‘gradle-core’ depends on a class in ‘gradle-base-services-groovy’ (‘org.gradle.api.specs.AndSpec’), but this artifact is not available from http://repo.gradle.org or listed as a dependency of ‘gradle-core’ (for Gradle 1.6).
How are you affected by this?
It’s probably a somewhat odd situation, but I using Maven to develop a Gradle plugin.
We’re migrating our end-user tooling to be a plugin (and front-end if necessary) for Gradle rather than an ad-hoc collection of our own stuff, but the project itself is built with Maven and we don’t particularly want to rewrite its build system right now. So I am trying to use Maven to fetch the necessary dependencies to write a Gradle plugin, and the absence of gradle-base-services-groovy means that Maven cannot compile my Gradle plugin.
I have worked around this issue by putting a repackaged Gradle JAR in my local Maven repository, but this issue may affect publishing to Central.
The current expectation is that Gradle plugins are built with Gradle, and that their POMs don’t declare any Gradle dependencies. (Gradle is effectively a ‘provided’ dependency). As far as I understand, the goal is to publish the wrapper and tooling API to repo.gradle.org, not necessarily the plugin API.

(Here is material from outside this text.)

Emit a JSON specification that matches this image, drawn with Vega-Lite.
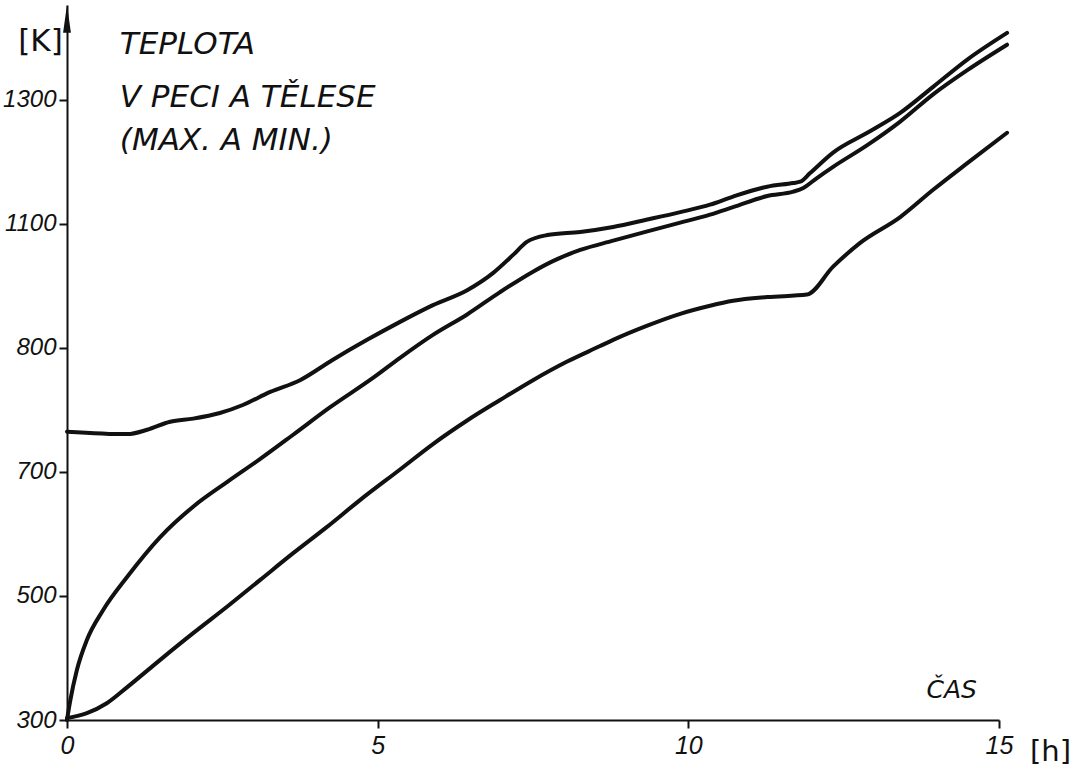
{
  "$schema": "https://vega.github.io/schema/vega-lite/v6.json",
  "width": 932,
  "height": 715,
  "autosize": {"type": "none"},
  "padding": {"left": 67, "top": 5, "right": 91, "bottom": 55},
  "background": "white",
  "config": {"view": {"stroke": null}},
  "datasets": {
    "curves": [
      {"series": "pec max", "t": 0.00, "T": 765},
      {"series": "pec max", "t": 0.97, "T": 761},
      {"series": "pec max", "t": 1.29, "T": 768},
      {"series": "pec max", "t": 1.66, "T": 781},
      {"series": "pec max", "t": 2.03, "T": 786},
      {"series": "pec max", "t": 2.46, "T": 795},
      {"series": "pec max", "t": 2.83, "T": 808},
      {"series": "pec max", "t": 3.27, "T": 829},
      {"series": "pec max", "t": 3.75, "T": 848},
      {"series": "pec max", "t": 4.28, "T": 881},
      {"series": "pec max", "t": 4.83, "T": 913},
      {"series": "pec max", "t": 5.36, "T": 942},
      {"series": "pec max", "t": 5.89, "T": 969},
      {"series": "pec max", "t": 6.44, "T": 993},
      {"series": "pec max", "t": 6.86, "T": 1021},
      {"series": "pec max", "t": 7.18, "T": 1050},
      {"series": "pec max", "t": 7.40, "T": 1071},
      {"series": "pec max", "t": 7.73, "T": 1082},
      {"series": "pec max", "t": 8.26, "T": 1087},
      {"series": "pec max", "t": 8.79, "T": 1095},
      {"series": "pec max", "t": 9.34, "T": 1107},
      {"series": "pec max", "t": 9.87, "T": 1119},
      {"series": "pec max", "t": 10.35, "T": 1131},
      {"series": "pec max", "t": 10.72, "T": 1144},
      {"series": "pec max", "t": 11.27, "T": 1160},
      {"series": "pec max", "t": 11.69, "T": 1166},
      {"series": "pec max", "t": 11.80, "T": 1168},
      {"series": "pec max", "t": 11.96, "T": 1182},
      {"series": "pec max", "t": 12.33, "T": 1215},
      {"series": "pec max", "t": 12.88, "T": 1247},
      {"series": "pec max", "t": 13.41, "T": 1279},
      {"series": "pec max", "t": 13.94, "T": 1321},
      {"series": "pec max", "t": 14.49, "T": 1365},
      {"series": "pec max", "t": 15.13, "T": 1408},
      {"series": "teleso max", "t": 0.00, "T": 300},
      {"series": "teleso max", "t": 0.05, "T": 330},
      {"series": "teleso max", "t": 0.16, "T": 381},
      {"series": "teleso max", "t": 0.32, "T": 429},
      {"series": "teleso max", "t": 0.58, "T": 477},
      {"series": "teleso max", "t": 0.97, "T": 531},
      {"series": "teleso max", "t": 1.50, "T": 595},
      {"series": "teleso max", "t": 2.03, "T": 644},
      {"series": "teleso max", "t": 2.58, "T": 684},
      {"series": "teleso max", "t": 3.11, "T": 721},
      {"series": "teleso max", "t": 3.64, "T": 760},
      {"series": "teleso max", "t": 4.23, "T": 804},
      {"series": "teleso max", "t": 4.93, "T": 852},
      {"series": "teleso max", "t": 5.36, "T": 884},
      {"series": "teleso max", "t": 5.89, "T": 921},
      {"series": "teleso max", "t": 6.44, "T": 954},
      {"series": "teleso max", "t": 6.97, "T": 990},
      {"series": "teleso max", "t": 7.50, "T": 1023},
      {"series": "teleso max", "t": 7.82, "T": 1040},
      {"series": "teleso max", "t": 8.26, "T": 1058},
      {"series": "teleso max", "t": 8.79, "T": 1073},
      {"series": "teleso max", "t": 9.34, "T": 1088},
      {"series": "teleso max", "t": 9.87, "T": 1102},
      {"series": "teleso max", "t": 10.35, "T": 1115},
      {"series": "teleso max", "t": 10.72, "T": 1127},
      {"series": "teleso max", "t": 11.27, "T": 1145},
      {"series": "teleso max", "t": 11.69, "T": 1152},
      {"series": "teleso max", "t": 11.85, "T": 1158},
      {"series": "teleso max", "t": 12.07, "T": 1174},
      {"series": "teleso max", "t": 12.33, "T": 1192},
      {"series": "teleso max", "t": 12.88, "T": 1227},
      {"series": "teleso max", "t": 13.41, "T": 1265},
      {"series": "teleso max", "t": 13.94, "T": 1309},
      {"series": "teleso max", "t": 14.49, "T": 1348},
      {"series": "teleso max", "t": 15.13, "T": 1389},
      {"series": "teleso min", "t": 0.00, "T": 303},
      {"series": "teleso min", "t": 0.32, "T": 311},
      {"series": "teleso min", "t": 0.64, "T": 327},
      {"series": "teleso min", "t": 0.97, "T": 353},
      {"series": "teleso min", "t": 1.50, "T": 397},
      {"series": "teleso min", "t": 2.03, "T": 440},
      {"series": "teleso min", "t": 2.58, "T": 483},
      {"series": "teleso min", "t": 3.11, "T": 526},
      {"series": "teleso min", "t": 3.64, "T": 569},
      {"series": "teleso min", "t": 4.18, "T": 611},
      {"series": "teleso min", "t": 4.72, "T": 655},
      {"series": "teleso min", "t": 5.36, "T": 704},
      {"series": "teleso min", "t": 5.89, "T": 745},
      {"series": "teleso min", "t": 6.44, "T": 783},
      {"series": "teleso min", "t": 6.97, "T": 816},
      {"series": "teleso min", "t": 7.50, "T": 848},
      {"series": "teleso min", "t": 8.05, "T": 878},
      {"series": "teleso min", "t": 8.58, "T": 903},
      {"series": "teleso min", "t": 8.79, "T": 913},
      {"series": "teleso min", "t": 9.34, "T": 936},
      {"series": "teleso min", "t": 9.87, "T": 955},
      {"series": "teleso min", "t": 10.35, "T": 968},
      {"series": "teleso min", "t": 10.72, "T": 976},
      {"series": "teleso min", "t": 11.27, "T": 982},
      {"series": "teleso min", "t": 11.91, "T": 986},
      {"series": "teleso min", "t": 12.33, "T": 1031},
      {"series": "teleso min", "t": 12.76, "T": 1069},
      {"series": "teleso min", "t": 13.41, "T": 1111},
      {"series": "teleso min", "t": 13.94, "T": 1155},
      {"series": "teleso min", "t": 14.49, "T": 1198},
      {"series": "teleso min", "t": 15.13, "T": 1247}
    ],
    "title": [
      {"t": 0.85, "T": 1389, "text": "TEPLOTA"},
      {"t": 0.85, "T": 1303, "text": "V  PECI  A  TĚLESE"},
      {"t": 0.85, "T": 1233, "text": "(MAX.  A  MIN.)"}
    ],
    "caption": [
      {"t": 14.24, "T": 348, "text": "ČAS"}
    ],
    "arrow": [
      {"t": 0, "T": 1431}
    ]
  },
  "layer": [
    {
      "data": {"name": "curves"},
      "mark": {"type": "line", "strokeWidth": 4, "interpolate": "monotone", "clip": false, "strokeCap": "round"},
      "encoding": {
        "x": {
          "field": "t", "type": "quantitative",
          "scale": {"domain": [0, 15], "nice": false, "zero": false},
          "axis": {
            "values": [0, 5, 10, 15],
            "format": "d",
            "grid": false,
            "labelFlush": false,
            "domainColor": "#111", "domainWidth": 2,
            "tickColor": "#111", "tickWidth": 2, "tickSize": 8,
            "labelFont": "Liberation Sans", "labelFontStyle": "italic", "labelFontSize": 25,
            "labelColor": "#111", "labelPadding": 5,
            "title": "[h]", "titleFont": "DejaVu Sans", "titleFontSize": 29, "titleFontWeight": "normal",
            "titleColor": "#111", "titleAngle": 0, "titleX": 983, "titleY": 31,
            "titleAlign": "center", "titleBaseline": "middle"
          }
        },
        "y": {
          "field": "T", "type": "quantitative",
          "scale": {"domain": [300, 1453], "nice": false, "zero": false},
          "axis": {
            "values": [300, 500, 700, 900, 1100, 1300],
            "labelExpr": "datum.value == 900 ? '800' : datum.label",
            "format": "d",
            "grid": false,
            "labelFlush": false,
            "domainColor": "#111", "domainWidth": 2,
            "tickColor": "#111", "tickWidth": 2, "tickSize": 8,
            "labelFont": "Liberation Sans", "labelFontStyle": "italic", "labelFontSize": 24,
            "labelColor": "#111", "labelPadding": 3,
            "title": "[K]", "titleFont": "DejaVu Sans", "titleFontSize": 31, "titleFontWeight": "normal",
            "titleColor": "#111", "titleAngle": 0, "titleX": -27, "titleY": 36,
            "titleAlign": "center", "titleBaseline": "middle"
          }
        },
        "detail": {"field": "series", "type": "nominal"},
        "color": {"value": "#111"}
      }
    },
    {
      "data": {"name": "arrow"},
      "mark": {"type": "point", "shape": "M0,-1L0.28,1L-0.28,1Z", "filled": true, "size": 784, "color": "#111", "opacity": 1, "clip": false},
      "encoding": {
        "x": {"field": "t", "type": "quantitative"},
        "y": {"field": "T", "type": "quantitative"}
      }
    },
    {
      "data": {"name": "title"},
      "mark": {"type": "text", "align": "left", "baseline": "middle", "font": "DejaVu Sans", "fontStyle": "italic", "fontSize": 31, "color": "#111"},
      "encoding": {
        "x": {"field": "t", "type": "quantitative"},
        "y": {"field": "T", "type": "quantitative"},
        "text": {"field": "text", "type": "nominal"}
      }
    },
    {
      "data": {"name": "caption"},
      "mark": {"type": "text", "align": "center", "baseline": "middle", "font": "DejaVu Sans", "fontStyle": "italic", "fontSize": 25, "color": "#111"},
      "encoding": {
        "x": {"field": "t", "type": "quantitative"},
        "y": {"field": "T", "type": "quantitative"},
        "text": {"field": "text", "type": "nominal"}
      }
    }
  ]
}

Nevertheless, thanks for the pointer that ‘gradle-base-services-groovy’ isn’t published to repo.gradle.org. This may be an oversight, and I’ll take it back to the team.
That is an understandable expectation — trying to build a plugin for a build system with a different build system is, admittedly, a somewhat strange goal.
Actually, we use Gradle to build plugins and have the same problem.
Previously, my build logic would inject the jars of the gradle-running-the-scripts into the classpath.
But I’m working on migration from 1.0-milestone-3 to 1.6, so I need to compile the plugins against another Gradle version than the one running the build. And so I use the repository-provided artifacts as provided dependencies.
I guess I’ll have to hack it a bit, and force-feed it the gradle-base-services-groovy jar.